* [What you are asked to do]: Only the lines from the start of the data to the line containing "bcti08 = [1080,1062,1025,975,948,912,885,880,950,930,915,915];", both included, should be output, exactly and without pictures.

[START OF Material provided]

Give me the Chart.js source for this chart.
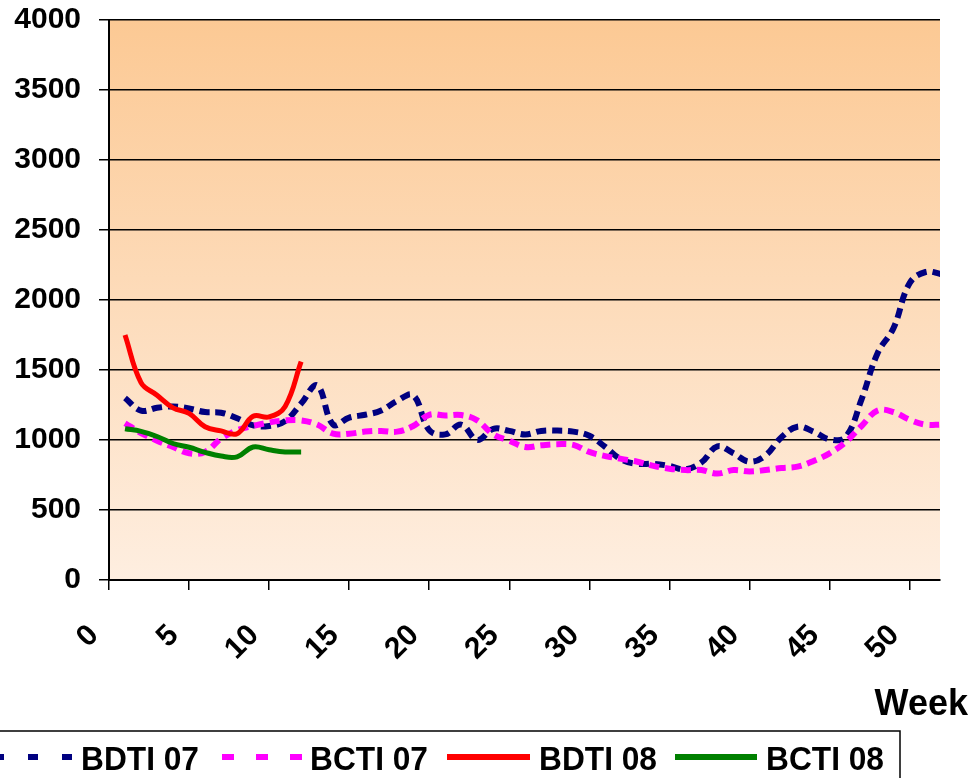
<!DOCTYPE html>
<html>
<head>
<meta charset="utf-8">
<script src="https://cdn.jsdelivr.net/npm/chart.js@4/dist/chart.umd.min.js"></script>
<style>
  body { margin: 0; background: #fff; }
</style>
</head>
<body>
<canvas id="chart" width="973" height="778"></canvas>
<script>
// weeks 1..52 for 2007, 1..12 for 2008
const weeks07 = [1,2,3,4,5,6,7,8,9,10,11,12,13,14,15,16,17,18,19,20,21,22,23,24,25,26,
  27,28,29,30,31,32,33,34,35,36,37,38,39,40,41,42,43,44,45,46,47,48,49,50,51,52];
const weeks08 = [1,2,3,4,5,6,7,8,9,10,11,12];

const bdti07 = [1300,1210,1230,1240,1225,1200,1195,1155,1105,1100,1135,1260,1390,1110,1160,1180,1210,1280,1320,1070,
  1040,1110,1000,1080,1065,1040,1065,1067,1060,1030,950,860,830,830,815,790,840,955,905,845,
  890,1020,1095,1060,1005,1020,1290,1620,1800,2120,2200,2185];
const bcti07 = [1120,1050,995,950,905,915,1010,1070,1100,1125,1140,1140,1110,1045,1045,1060,1065,1060,1100,1180,
  1175,1178,1140,1040,995,950,962,970,965,915,885,865,845,815,795,785,785,760,785,775,
  785,800,810,850,905,985,1100,1210,1200,1145,1110,1110];
const bdti08 = [1750,1410,1320,1230,1190,1095,1065,1045,1170,1165,1240,1560];
const bcti08 = [1080,1062,1025,975,948,912,885,880,950,930,915,915];

const xTicks = [0,5,10,15,20,25,30,35,40,45,50];
const seriesNames = ['BDTI 07', 'BCTI 07', 'BDTI 08', 'BCTI 08'];
const seriesColors = ['#000080', '#FF00FF', '#FF0000', '#008000'];

const FONT = '"Liberation Sans", Arial, sans-serif';

function toPoints(weeks, values) {
  return values.map((v, i) => ({ x: weeks[i], y: v }));
}

// orange gradient behind the plot
const plotBackground = {
  id: 'plotBackground',
  beforeDraw(chart) {
    const { ctx, chartArea: a } = chart;
    const g = ctx.createLinearGradient(0, a.top, 0, a.bottom);
    g.addColorStop(0, '#FCC994');
    g.addColorStop(1, '#FEEEE0');
    ctx.save();
    ctx.fillStyle = g;
    ctx.fillRect(a.left, a.top, a.right - a.left, a.bottom - a.top);
    ctx.restore();
  }
};

// axis title + boxed legend at the bottom
const bottomLegend = {
  id: 'bottomLegend',
  afterDraw(chart) {
    const ctx = chart.ctx;
    ctx.save();
    ctx.fillStyle = '#000';
    ctx.font = 'bold 36px ' + FONT;
    ctx.textAlign = 'right';
    ctx.textBaseline = 'alphabetic';
    ctx.fillText('Week', 968, 715);

    ctx.strokeStyle = '#000';
    ctx.lineWidth = 1.5;
    ctx.strokeRect(-5, 731, 905, 60);

    const items = [
      { x0: -6, x1: 74, dash: [10, 24], w: 6, tx: 81 },
      { x0: 222, x1: 302, dash: [12, 22], w: 6, tx: 310 },
      { x0: 447, x1: 530, dash: [], w: 6, tx: 539 },
      { x0: 675, x1: 757, dash: [], w: 6, tx: 766 }
    ];
    items.forEach((it, i) => {
      ctx.beginPath();
      ctx.setLineDash(it.dash);
      ctx.lineCap = 'butt';
      ctx.lineWidth = it.w;
      ctx.strokeStyle = seriesColors[i];
      ctx.moveTo(it.x0, 757);
      ctx.lineTo(it.x1, 757);
      ctx.stroke();
      ctx.setLineDash([]);
      ctx.fillStyle = '#000';
      ctx.font = 'bold 33px ' + FONT;
      ctx.textAlign = 'left';
      ctx.fillText(seriesNames[i], it.tx, 770, 118);
    });
    ctx.restore();
  }
};

const tickFont = { family: FONT, size: 30, weight: 'bold' };

new Chart(document.getElementById('chart'), {
  type: 'line',
  data: {
    datasets: [
      {
        label: seriesNames[0],
        data: toPoints(weeks07, bdti07),
        borderColor: seriesColors[0],
        borderWidth: 6,
        borderDash: [10, 6],
        order: 3
      },
      {
        label: seriesNames[1],
        data: toPoints(weeks07, bcti07),
        borderColor: seriesColors[1],
        borderWidth: 6,
        borderDash: [10, 6],
        order: 2
      },
      {
        label: seriesNames[2],
        data: toPoints(weeks08, bdti08),
        borderColor: seriesColors[2],
        borderWidth: 5,
        order: 0
      },
      {
        label: seriesNames[3],
        data: toPoints(weeks08, bcti08),
        borderColor: seriesColors[3],
        borderWidth: 5,
        order: 1
      }
    ]
  },
  options: {
    responsive: false,
    animation: false,
    layout: { padding: { top: 20, right: 33, left: 0, bottom: 0 } },
    elements: {
      point: { radius: 0 },
      line: { tension: 0.4, fill: false, borderCapStyle: 'butt' }
    },
    plugins: {
      legend: { display: false },
      tooltip: { enabled: false }
    },
    scales: {
      x: {
        type: 'linear',
        min: 0,
        max: 51.9,
        afterBuildTicks: s => { s.ticks = xTicks.map(v => ({ value: v })); },
        afterFit: s => { s.height = 198; s.paddingLeft = 0; s.paddingRight = 0; },
        border: { color: '#000', width: 2 },
        grid: { drawOnChartArea: false, color: '#000', lineWidth: 1.5, tickLength: 10 },
        ticks: {
          autoSkip: false,
          minRotation: 45,
          maxRotation: 45,
          padding: 28,
          labelOffset: -15,
          color: '#000',
          font: tickFont
        }
      },
      y: {
        min: 0,
        max: 4000,
        afterFit: s => { s.width = 109; s.paddingTop = 0; s.paddingBottom = 0; },
        border: { color: '#000', width: 2 },
        grid: { color: '#000', lineWidth: 1.5, tickLength: 10 },
        ticks: {
          stepSize: 500,
          padding: 18,
          color: '#000',
          font: tickFont,
          callback: v => String(v)
        }
      }
    }
  },
  plugins: [plotBackground, bottomLegend]
});
</script>
</body>
</html>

[END OF Material provided]

* [Answer to this task]:
Give me the Chart.js source for this chart.
<!DOCTYPE html>
<html>
<head>
<meta charset="utf-8">
<script src="https://cdn.jsdelivr.net/npm/chart.js@4/dist/chart.umd.min.js"></script>
<style>
  body { margin: 0; background: #fff; }
</style>
</head>
<body>
<canvas id="chart" width="973" height="778"></canvas>
<script>
// weeks 1..52 for 2007, 1..12 for 2008
const weeks07 = [1,2,3,4,5,6,7,8,9,10,11,12,13,14,15,16,17,18,19,20,21,22,23,24,25,26,
  27,28,29,30,31,32,33,34,35,36,37,38,39,40,41,42,43,44,45,46,47,48,49,50,51,52];
const weeks08 = [1,2,3,4,5,6,7,8,9,10,11,12];

const bdti07 = [1300,1210,1230,1240,1225,1200,1195,1155,1105,1100,1135,1260,1390,1110,1160,1180,1210,1280,1320,1070,
  1040,1110,1000,1080,1065,1040,1065,1067,1060,1030,950,860,830,830,815,790,840,955,905,845,
  890,1020,1095,1060,1005,1020,1290,1620,1800,2120,2200,2185];
const bcti07 = [1120,1050,995,950,905,915,1010,1070,1100,1125,1140,1140,1110,1045,1045,1060,1065,1060,1100,1180,
  1175,1178,1140,1040,995,950,962,970,965,915,885,865,845,815,795,785,785,760,785,775,
  785,800,810,850,905,985,1100,1210,1200,1145,1110,1110];
const bdti08 = [1750,1410,1320,1230,1190,1095,1065,1045,1170,1165,1240,1560];
const bcti08 = [1080,1062,1025,975,948,912,885,880,950,930,915,915];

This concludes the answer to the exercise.